Future of pro teams in Salt Lake City
All of these plans will include keeping the Utah Jazz and the new Utah Hockey Club in Salt Lake City.
“We live south (of Salt Lake City). It would be a lot easier for us, a lot more economical,” Ryan Smith said. “However, as part of that mission of Utah, as part of the arts, as part of entertainment, as part of that, it’s the right thing to do for our state, to be able to actually create this city that can breathe all the way through, from east to west.”
Ryan Smith is talking about the plan from the Smith Entertainment Group to create a corridor from the Delta Center to City Creek.
“Downtown should be the number one place where a business goes to have success and we’ve got a ways to go for that,” Ryan Smith said. “We’ve made a lot of progress. (Salt Lake City) Mayor (Erin) Mendenhall has been incredible, (Salt Lake County) Mayor (Jenny) Wilson’s been incredible. They, everyone, wants the same thing, and it’s just about executing and getting together and doing it.”
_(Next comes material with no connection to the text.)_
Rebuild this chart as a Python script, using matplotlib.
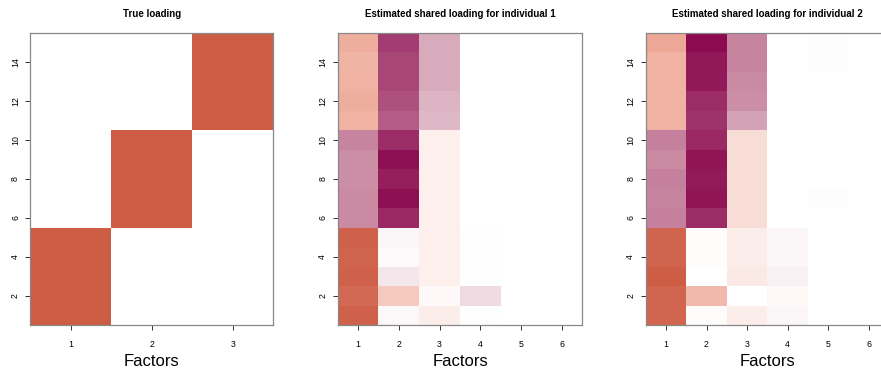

“And so, that’s one of the things I love about the state, as we’ve gone through this and we’ve seen everyone kind of pulling in the same direction, it’s pretty exciting. We don’t speak for the state. That’s not our role. We do have influence over what we work on, and it is a big microphone, and we’re not afraid to use it, because it should be used. That’s why you have it there. It should be used to do good,” Ryan Smith said.
‘Do good and improve’
“I think my hope for our children is that they learn they can make a change,” Ashley Smith said. “They learn that the end goal of everything should be to do good and improve so and that you’re only going to get there through hard work and failure. So that would be, for me, what our children will learn from this is seeing the hard work, the fear, the uncertainty going anyway, all in the name of growth and unity.”
The Smiths also recognize the passion many people have for parts of this redevelopment, particularly Abravanel Hall — a county-owned building whose future is ultimately in the hands of Mayor Jenny Wilson and the Salt Lake County Council.
“We think it’s crazy that there is a narrative out there that we’re not supportive of the arts. Abravanel Hall needs to be there in one form or another, as part of this, it’s incredible,” Ryan Smith said. “We want the arts there; we want something nice. We want (somewhere) that people can gather there, and Abravanel is a great piece of the culture in the city.”
Whether it’s the arts or sports, the Smiths said, the idea is to bring people together.
“I want the whole state holding up trophies,” Ryan Smith said. “If that happens, which we’re pretty confident it’s going to, everyone’s a part of it, that’s how we feel. This is a labor of love.”
They imagine a revitalized downtown Salt Lake City and they believe it’s possible.